What keeps you motivated, having worked for years to launch one product? How do you stay focused on the goal yourself and how do you keep your team motivated?

I think Guy Kawasaki said this, and I absolutely love it: ‘the bigger the challenge, the better the work’. This applies to us, since our challenge is incredibly motivating in itself. We started working together to solve a real problem, and the first few months we were motivated by the problem ahead of us. After the first few months, there can appear operational problems, but in our case we had started our experiments.

And when they worked, the energy right there was something else entirely. I still remember January 2021, the first time when a default logical system was able to replace a guide dog and, with it, a millennia old paradigm. It had never before been achieved in history. It took us a few hours to realize what we’d accomplished, and how our big challenge was actually solvable.

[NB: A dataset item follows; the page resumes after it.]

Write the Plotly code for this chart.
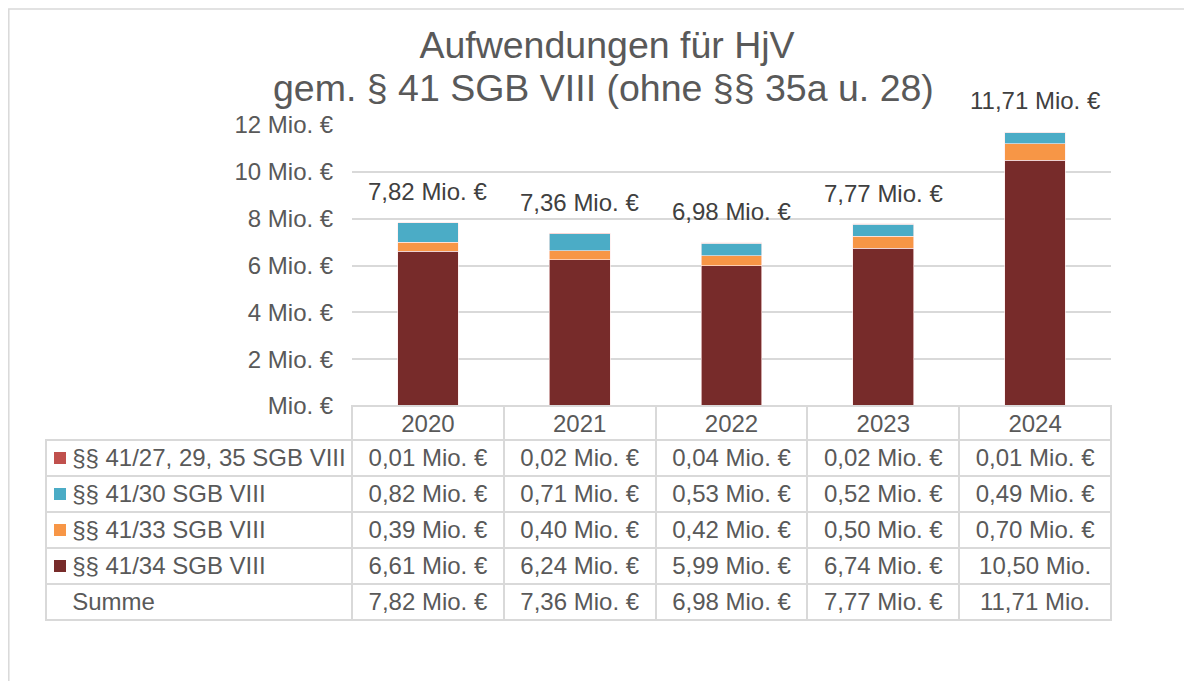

And then, we kept being motivated by different iterations and different results. That’s the benefit of always finding yourself at the limit of what technology can do, of being the ones pushing what it is that technology can do.

Then, there’s the aspect of scope – we have different teams of psychologists, clinical researchers, software engineers, mechanical and industrial designers, electronics engineers. And in every one of these fields, there’s some aspect of uniqueness in what we do, which helps a great deal in keeping us anchored in our purpose.

It was actually pretty funny with all the awards that we won, because the first feeling was that we don’t deserve them, the immediate feeling after that was that we should work until we feel that we deserve them. And of course we’d celebrate that night, but the day after that, everyone was at their office doing their work, business as usual.

I think this is a fun aspect of Maslow’s pyramid of needs. Because once you have the first layers covered, the upper layers never last. It’s a recursive process of having to work more and achieve more, and it’s incredibly motivating once you get the first results.

Where are you headed with .lumen in the near or foreseeable future? 

In the following months, you can expect to see more ‘behind the scenes’ videos, which we’d like to share with the world.

Other than that, we’re in a clinical testing stage, as we’re working on medical clinical devices and there are currently blind people testing our device continuously. We’re scheduled to ship the product in the second half of 2024. This feels like the light at the end of the tunnel, and we’re beyond excited about it.

We also have a new investment round which we opened, of 5 million euro, of which around 50% is already committed, and we are in the process of raising the other 50%.